--- Start of DATASET CONTENT ---

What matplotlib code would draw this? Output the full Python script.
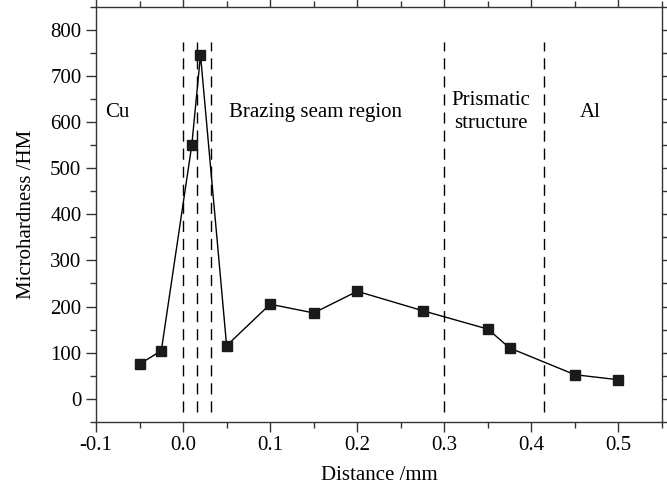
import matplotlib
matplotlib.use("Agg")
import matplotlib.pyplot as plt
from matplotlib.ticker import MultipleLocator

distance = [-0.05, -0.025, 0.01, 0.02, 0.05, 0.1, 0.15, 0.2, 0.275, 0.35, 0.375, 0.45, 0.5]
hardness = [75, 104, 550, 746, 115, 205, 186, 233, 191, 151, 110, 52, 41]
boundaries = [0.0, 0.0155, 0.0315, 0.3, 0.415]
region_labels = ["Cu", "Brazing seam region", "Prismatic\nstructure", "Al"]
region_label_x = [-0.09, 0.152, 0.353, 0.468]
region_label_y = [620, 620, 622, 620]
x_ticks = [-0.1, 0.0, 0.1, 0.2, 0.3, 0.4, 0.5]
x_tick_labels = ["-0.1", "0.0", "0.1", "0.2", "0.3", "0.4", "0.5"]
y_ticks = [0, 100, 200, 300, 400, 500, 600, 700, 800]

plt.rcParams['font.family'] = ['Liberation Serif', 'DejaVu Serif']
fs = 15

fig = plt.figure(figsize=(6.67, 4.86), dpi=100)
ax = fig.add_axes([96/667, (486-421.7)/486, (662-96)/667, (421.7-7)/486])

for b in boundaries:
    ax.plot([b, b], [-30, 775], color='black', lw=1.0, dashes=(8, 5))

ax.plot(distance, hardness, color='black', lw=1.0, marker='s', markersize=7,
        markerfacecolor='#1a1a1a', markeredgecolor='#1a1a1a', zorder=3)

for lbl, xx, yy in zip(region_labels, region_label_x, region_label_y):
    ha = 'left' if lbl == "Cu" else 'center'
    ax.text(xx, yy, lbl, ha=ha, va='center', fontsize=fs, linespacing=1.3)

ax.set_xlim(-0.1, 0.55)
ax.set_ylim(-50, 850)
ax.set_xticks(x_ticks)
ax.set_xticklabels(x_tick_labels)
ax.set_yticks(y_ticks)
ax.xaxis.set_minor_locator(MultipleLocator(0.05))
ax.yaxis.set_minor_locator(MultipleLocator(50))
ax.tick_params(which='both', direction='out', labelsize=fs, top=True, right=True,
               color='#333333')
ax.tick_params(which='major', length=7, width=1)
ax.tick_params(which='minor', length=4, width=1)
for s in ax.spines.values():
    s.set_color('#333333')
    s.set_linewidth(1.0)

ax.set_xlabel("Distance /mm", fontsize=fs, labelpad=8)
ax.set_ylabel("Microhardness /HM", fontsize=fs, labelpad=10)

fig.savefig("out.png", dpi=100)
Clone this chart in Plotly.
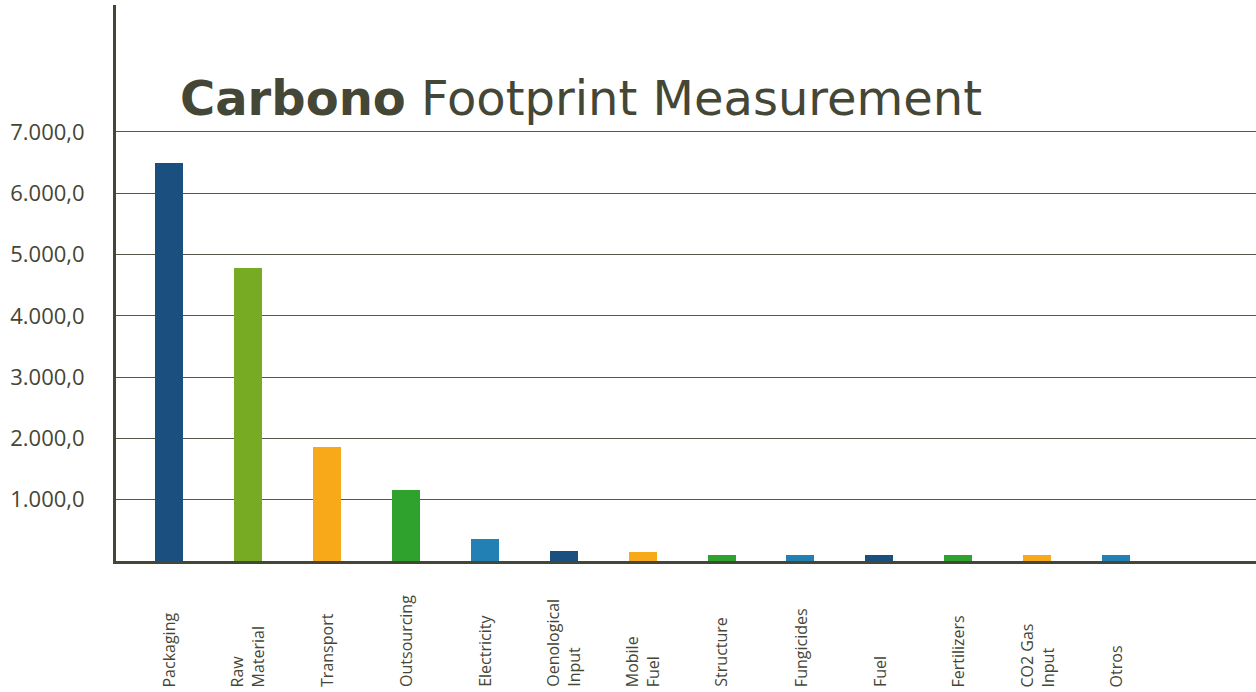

--- End of DATASET CONTENT ---

→ STATED TASK:
Working from the material above, transcribe it exactly while omitting pictures.

→ OUTPUT FOR THIS TASK:
What matplotlib code would draw this? Output the full Python script.
import matplotlib
matplotlib.use("Agg")
import matplotlib.pyplot as plt
from matplotlib.ticker import MultipleLocator

distance = [-0.05, -0.025, 0.01, 0.02, 0.05, 0.1, 0.15, 0.2, 0.275, 0.35, 0.375, 0.45, 0.5]
hardness = [75, 104, 550, 746, 115, 205, 186, 233, 191, 151, 110, 52, 41]
boundaries = [0.0, 0.0155, 0.0315, 0.3, 0.415]
region_labels = ["Cu", "Brazing seam region", "Prismatic\nstructure", "Al"]
region_label_x = [-0.09, 0.152, 0.353, 0.468]
region_label_y = [620, 620, 622, 620]
x_ticks = [-0.1, 0.0, 0.1, 0.2, 0.3, 0.4, 0.5]
x_tick_labels = ["-0.1", "0.0", "0.1", "0.2", "0.3", "0.4", "0.5"]
y_ticks = [0, 100, 200, 300, 400, 500, 600, 700, 800]

plt.rcParams['font.family'] = ['Liberation Serif', 'DejaVu Serif']
fs = 15

fig = plt.figure(figsize=(6.67, 4.86), dpi=100)
ax = fig.add_axes([96/667, (486-421.7)/486, (662-96)/667, (421.7-7)/486])

for b in boundaries:
    ax.plot([b, b], [-30, 775], color='black', lw=1.0, dashes=(8, 5))

ax.plot(distance, hardness, color='black', lw=1.0, marker='s', markersize=7,
        markerfacecolor='#1a1a1a', markeredgecolor='#1a1a1a', zorder=3)

for lbl, xx, yy in zip(region_labels, region_label_x, region_label_y):
    ha = 'left' if lbl == "Cu" else 'center'
    ax.text(xx, yy, lbl, ha=ha, va='center', fontsize=fs, linespacing=1.3)

ax.set_xlim(-0.1, 0.55)
ax.set_ylim(-50, 850)
ax.set_xticks(x_ticks)
ax.set_xticklabels(x_tick_labels)
ax.set_yticks(y_ticks)
ax.xaxis.set_minor_locator(MultipleLocator(0.05))
ax.yaxis.set_minor_locator(MultipleLocator(50))
ax.tick_params(which='both', direction='out', labelsize=fs, top=True, right=True,
               color='#333333')
ax.tick_params(which='major', length=7, width=1)
ax.tick_params(which='minor', length=4, width=1)
for s in ax.spines.values():
    s.set_color('#333333')
    s.set_linewidth(1.0)

ax.set_xlabel("Distance /mm", fontsize=fs, labelpad=8)
ax.set_ylabel("Microhardness /HM", fontsize=fs, labelpad=10)

fig.savefig("out.png", dpi=100)
Clone this chart in Plotly.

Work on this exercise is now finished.